Ma prima chiudiamo il discorso antropologico: omote-ura - ed i concetti affini - sono talmente pervasivi nella società del Sol Levante che vi dedica attenzione anche lo psicologo ed antropologo Takeo Doi nel suo Anatomia della dipendenza, Un'interpretazione del comportamento sociale dei giapponesi, di cui contiamo di pubblicare a breve la recensione, nel capitolo intitolato Uchi e soto (interno ed esterno).

Essendo molti i campi di applicazione di questi concetti, non è raro sentire un giapponese parlare di un "discorso omote" o di una "persona ura", e  anche sul tatami (materassina usata sia come pavimento della casa tradizionale che per la  pratica delle arti marziali) rappresentato dalla vita ci troviamo continuamente confrontati con situazioni, persone, eventi che appartengono o sembrano appartenere all'una o all'altra categoria ma possono presentarsi nella maniera opposta in altri tempi ed altre circostanze.

Ma in fin dei conti ogni cosa del creato ha il suo lato omote ed il suo lato ura,  anzi le sue molteplici sfaccettature che possono complicare l'interpretazione ma renderla più affascinante: immaginate quale sfida possa essere la comprensione di un oggetto, animale, pianta od essere umano, che sia "palesemente ura" o "nascostamente omote".

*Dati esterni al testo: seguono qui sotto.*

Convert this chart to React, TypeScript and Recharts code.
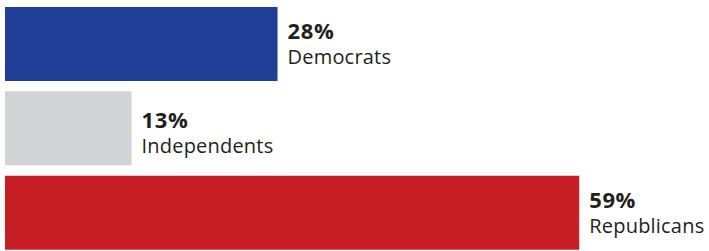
import React from "react";
import { BarChart, Bar, XAxis, YAxis, Cell } from "recharts";

const parties = ["Democrats", "Independents", "Republicans"];
const shares = [28, 13, 59];
const colors = ["#213F96", "#D1D3D4", "#C81E25"];

const data = parties.map((p, i) => ({ party: p, share: shares[i] }));

const FONT = "'Open Sans', 'Noto Sans', sans-serif";
const nudge = [0, 5, 0];

const renderLabel = (props: any) => {
  const { x, y, width, value, index } = props;
  const lx = Number(x) + Number(width) + 10;
  const top = Number(y) + (nudge[index] || 0);
  return (
    <g>
      <text x={lx} y={top + 32} fill="#231F20" fontFamily={FONT} fontWeight={700} fontSize={22} letterSpacing={0.6}>
        {`${value}%`}
      </text>
      <text x={lx} y={top + 57} fill="#231F20" fontFamily={FONT} fontWeight={400} fontSize={20} letterSpacing={0.2}>
        {parties[index]}
      </text>
    </g>
  );
};

export default function App() {
  return (
    <div style={{ position: "absolute", left: 0, top: 0, width: 709, height: 251, overflow: "hidden", background: "#fff" }}>
      <BarChart
        width={709}
        height={255}
        data={data}
        layout="vertical"
        margin={{ top: 2, right: 120, bottom: 0, left: 5 }}
      >
        <XAxis type="number" domain={[0, 60]} hide />
        <YAxis type="category" dataKey="party" hide />
        <Bar dataKey="share" barSize={74} isAnimationActive={false} label={renderLabel}>
          {data.map((d, i) => (
            <Cell key={d.party} fill={colors[i]} />
          ))}
        </Bar>
      </BarChart>
    </div>
  );
}
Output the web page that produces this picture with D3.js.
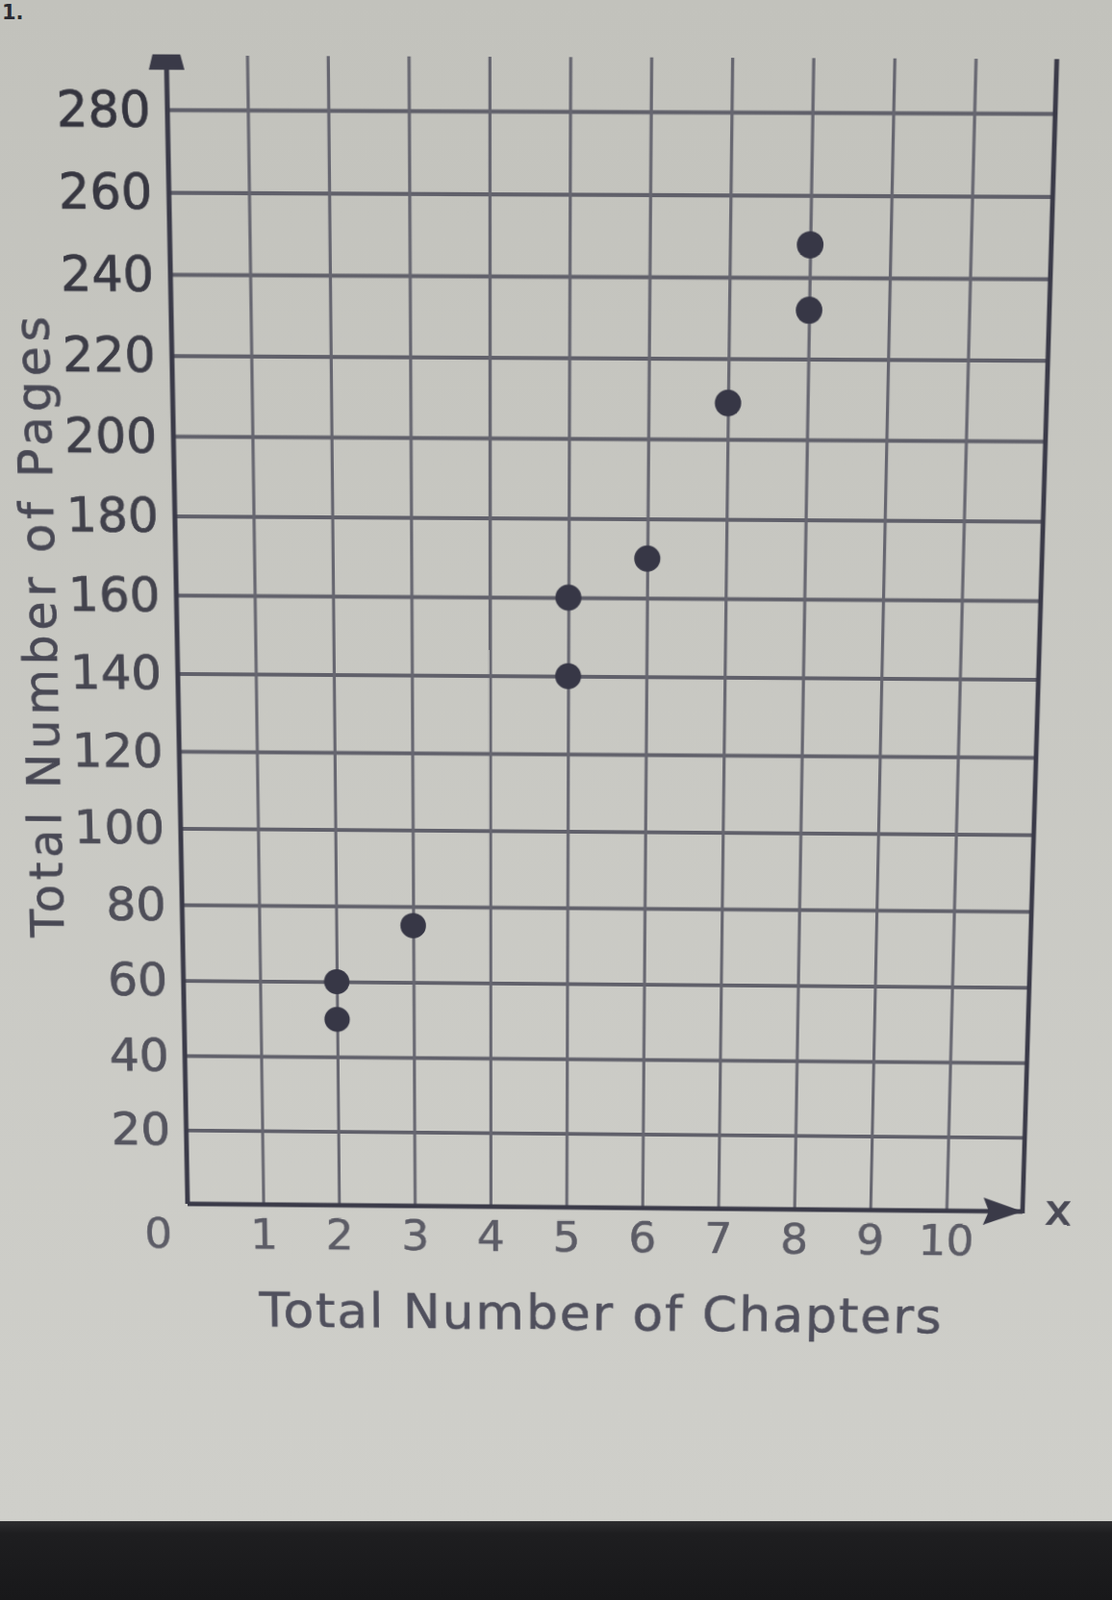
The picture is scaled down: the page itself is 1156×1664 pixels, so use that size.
<!DOCTYPE html>
<html><head><meta charset="utf-8">
<script src="https://cdn.jsdelivr.net/npm/d3@7/dist/d3.min.js"></script>
<style>
html,body{margin:0;padding:0;width:1156px;height:1664px;overflow:hidden;background:#c6c6c0;}
#bg,#chart{position:absolute;left:0;top:0;}
#chart{transform-origin:0 0;}
text{font-family:"DejaVu Sans",Verdana,sans-serif;}
</style></head><body>
<svg id="bg" width="1156" height="1664"></svg>
<svg id="chart" width="1156" height="1664"></svg>
<script>
// ---- data ----
const chapters = [2, 2, 3, 5, 5, 6, 7, 8, 8];
const pages    = [60, 50, 75, 160, 140, 170, 209, 248, 232];
const xTicks = [1, 2, 3, 4, 5, 6, 7, 8, 9, 10];
const yTicks = [20, 40, 60, 80, 100, 120, 140, 160, 180, 200, 220, 240, 260, 280];
const xTitle = "Total Number of Chapters";
const yTitle = "Total Number of Pages";
const originLabel = "0";
const xAxisLetter = "x";
const problemNumber = "1.";

// ---- background layer (flat) ----
const bg = d3.select("#bg");
const defs = bg.append("defs");
const g1 = defs.append("linearGradient").attr("id","paper").attr("x1",0).attr("y1",0).attr("x2",0).attr("y2",1);
g1.append("stop").attr("offset","0").attr("stop-color","#c2c2bc");
g1.append("stop").attr("offset","1").attr("stop-color","#cfcfca");
const g2 = defs.append("linearGradient").attr("id","band").attr("x1",0).attr("y1",0).attr("x2",0).attr("y2",1);
g2.append("stop").attr("offset","0").attr("stop-color","#2e2e30");
g2.append("stop").attr("offset","0.15").attr("stop-color","#1e1e20");
g2.append("stop").attr("offset","1").attr("stop-color","#18181a");
bg.append("rect").attr("width",1156).attr("height",1582).attr("fill","url(#paper)");
bg.append("rect").attr("y",1582).attr("width",1156).attr("height",82).attr("fill","url(#band)");
bg.append("text").attr("x",2).attr("y",20).attr("font-size",21).attr("font-weight","bold")
  .attr("fill","#2a2a30").text(problemNumber);

// ---- chart layer (drawn flat, then put in the photo's perspective) ----
const svg = d3.select("#chart");
const xMax = 11, yMax = 280, yTop = 293;
const x = d3.scaleLinear().domain([0, xMax]).range([184, 1080]);
const y = d3.scaleLinear().domain([0, yMax]).range([1256, 115]);

// grid: horizontal
const gridH = svg.append("g").attr("transform",`translate(${x(0)},0)`)
  .call(d3.axisLeft(y).tickValues(yTicks).tickSize(-(x(xMax)-x(0))).tickFormat(""));
gridH.select(".domain").remove();
gridH.selectAll("line").attr("stroke","#60606a").attr("stroke-width",3.8);

// grid: vertical
const gridV = svg.append("g").attr("transform",`translate(0,${y(0)})`)
  .call(d3.axisBottom(x).tickValues(xTicks).tickSize(-(y(0)-y(yTop))).tickFormat(""));
gridV.select(".domain").remove();
gridV.selectAll("line").attr("stroke","#666670").attr("stroke-width",3.2);

// axes lines
const axisCol = "#3a3a48";
svg.append("line").attr("x1",x(0)).attr("x2",x(0)).attr("y1",y(0)).attr("y2",y(yTop)+8)
  .attr("stroke",axisCol).attr("stroke-width",5);
svg.append("line").attr("x1",x(0)).attr("x2",x(xMax)).attr("y1",y(0)).attr("y2",y(0))
  .attr("stroke",axisCol).attr("stroke-width",5);
svg.append("line").attr("x1",x(xMax)).attr("x2",x(xMax)).attr("y1",y(0)+2).attr("y2",y(yTop))
  .attr("stroke",axisCol).attr("stroke-width",4.8);
// arrow heads
svg.append("path")
  .attr("d",`M${x(xMax)},${y(0)} l-42,-15 l6,15 l-6,15 z`)
  .attr("fill",axisCol);
svg.append("path")
  .attr("d",`M${x(0)-18},${y(yTop)+14} L${x(0)-14},${y(yTop)-1} L${x(0)+14},${y(yTop)-1} L${x(0)+18},${y(yTop)+14} z`)
  .attr("fill",axisCol);

// y tick labels
const labelCol = d3.scaleLinear().domain([0, yMax]).range(["#585862","#34343e"]);
const yAx = svg.append("g").attr("transform",`translate(${x(0)},0)`)
  .call(d3.axisLeft(y).tickValues(yTicks).tickSize(0).tickPadding(17));
yAx.select(".domain").remove();
yAx.selectAll("text").attr("font-size",50).attr("font-family","DejaVu Sans, sans-serif")
  .attr("fill",d=>labelCol(d)).attr("stroke",d=>labelCol(d)).attr("stroke-width",0.7);

// x tick labels
const xAx = svg.append("g").attr("transform",`translate(0,${y(0)})`)
  .call(d3.axisBottom(x).tickValues(xTicks).tickSize(0).tickPadding(16));
xAx.select(".domain").remove();
xAx.selectAll("text").attr("font-size",47).attr("font-family","DejaVu Sans, sans-serif")
  .attr("fill","#5c5c66").attr("stroke","#5c5c66").attr("stroke-width",0.5);
svg.append("text").attr("x",x(0)-32).attr("y",y(0)+16).attr("dy","0.71em")
  .attr("text-anchor","middle").attr("font-size",47).attr("fill","#5c5c66")
  .attr("stroke","#5c5c66").attr("stroke-width",0.5).text(originLabel);
svg.append("text").attr("x",x(xMax)+38).attr("y",y(0)+14)
  .attr("text-anchor","middle").attr("font-size",46).attr("fill","#4a4a56")
  .attr("stroke","#4a4a56").attr("stroke-width",1.5).text(xAxisLetter);

// titles
svg.append("text").attr("x",(x(0)+x(xMax))/2 - 3).attr("y",y(0)+136)
  .attr("text-anchor","middle").attr("font-size",54).attr("letter-spacing",2)
  .attr("fill","#50505d").attr("stroke","#50505d").attr("stroke-width",0.6).text(xTitle);
svg.append("text").attr("transform",`translate(58,641) rotate(-90)`)
  .attr("text-anchor","middle").attr("font-size",49).attr("letter-spacing",4.8)
  .attr("fill","#484854").attr("stroke","#484854").attr("stroke-width",0.6).text(yTitle);

// points
svg.append("g").selectAll("circle").data(chapters.map((c,i)=>[c,pages[i]])).join("circle")
  .attr("cx",d=>x(d[0])).attr("cy",d=>y(d[1])).attr("r",13.5).attr("fill","#373746");

// ---- perspective of the photograph (homography from flat frame corners) ----
function homography(src, dst){
  const A=[], B=[];
  for(let i=0;i<4;i++){
    const [sx,sy]=src[i],[u,v]=dst[i];
    A.push([sx,sy,1,0,0,0,-sx*u,-sy*u]); B.push(u);
    A.push([0,0,0,sx,sy,1,-sx*v,-sy*v]); B.push(v);
  }
  const n=8;
  for(let c=0;c<n;c++){
    let p=c; for(let r=c+1;r<n;r++) if(Math.abs(A[r][c])>Math.abs(A[p][c])) p=r;
    [A[c],A[p]]=[A[p],A[c]]; [B[c],B[p]]=[B[p],B[c]];
    for(let r=0;r<n;r++){ if(r===c) continue; const f=A[r][c]/A[c][c];
      for(let k=c;k<n;k++) A[r][k]-=f*A[c][k]; B[r]-=f*B[c]; }
  }
  return B.map((b,i)=>b/A[i][i]);
}
const src = [[x(0),y(0)],[x(xMax),y(0)],[x(0),y(yMax)],[x(xMax),y(yMax)]];
const dst = [[195,1252],[1063,1260],[174,114],[1097,118]];
const [a,b,c,d,e,f,gg,h] = homography(src,dst);
document.getElementById("chart").style.transform =
  `matrix3d(${a},${d},0,${gg},${b},${e},0,${h},0,0,1,0,${c},${f},0,1)`;
</script>
</body></html>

Sembrano concetti antitetici, quasi degli ossimori, ma sono più frequenti di quanto si possa pensare, e meno difficili da comprendere di quanto sembri: basti pensare alla persona timida che per nascondere la sua debolezza si mostra aggressivo o perlomeno intraprendente.

E stiamo per arrivare al dunque. Come detto, anche gli oggetti hanno un lato omote ed un lato ura, e nel loro caso può sembrare molto facile identificarli: davanti la porta (omote), dietro la porta (ura). Ma se la porta è stabile, pur girando sui cardini è inamovibile, certamente non lo siamo noi. Quando usciamo di casa la mattina il lato omote della porta è quello interno, quando rientriamo la sera è quello esterno. Quando siamo dentro la nostra casa è il mondo esterno a rimanerci celato, quando siamo nel mondo non ci viene rivelato quanto succede nella nostra stessa casa. Lo stesso potremmo dire di ogni oggetto, compresi quelli di interesse più immediato per un cultore delle arti marziali o della cultura tradizionale giapponese, come una spada con i suoi accessori.

Il maestro Hosokawa ha sempre avuto un profondo interesse per questi argomenti e ha seguito un regolare corso di studi sul nihontō, la spada tradizionale giapponese, ricevendo in Giappone la qualifica di perito II dan (i livelli sono o perlomeno erano all'epoca 3). Ha continuato poi gli studi autonomamente dopo il suo trasferimento in Italia. E' questo suo retroterra culturale che lo indusse a scegliere come emblema del suo dojō in Cagliari, il Musubi no kai (Associazione del Nodo), la guardia di una spada appunto, una tsuba. I motivi di questa sua scelta vennero a suo tempo liberamente resi da me in questo modo, seguendo le sue indicazioni:

Il simbolo del Musubi no Kai

Il nodo rappresenta nella tradizione giapponese il legame reciproco che vincola l'allievo ed il maestro che ha scelto di seguire; il legame tra l'uomo che cerca e la via che ha scelto di seguire; il vincolo di fedeltà indissolubile che lega due amici. Il simbolo del suo dojo è una antica tsuba giapponese, la guardia di una spada da samurai: alcuni credono che si tratti di un disegno astratto, altri ci vedono un nodo. Ed è infatti un nodo, ma rappresentato in maniera molto sottile. La  tsuba raffigura in realtà due ruote di carro che si incontrano andando in direzioni opposte. L'incontro di due amici, che si incrociano talvolta nel breve volgere di  un attimo per poi dirigersi in direzioni opposte sul grande sentiero della vita e tornare, forse, di nuovo ad incontrarsi e separarsi. Ma sempre legati da un vincolo invisibile ed inestricabile. Lo stesso vincolo di amicizia che il  maestro Hosokawa ha saputo cosí indissolubilmente creare con i suoi allievi.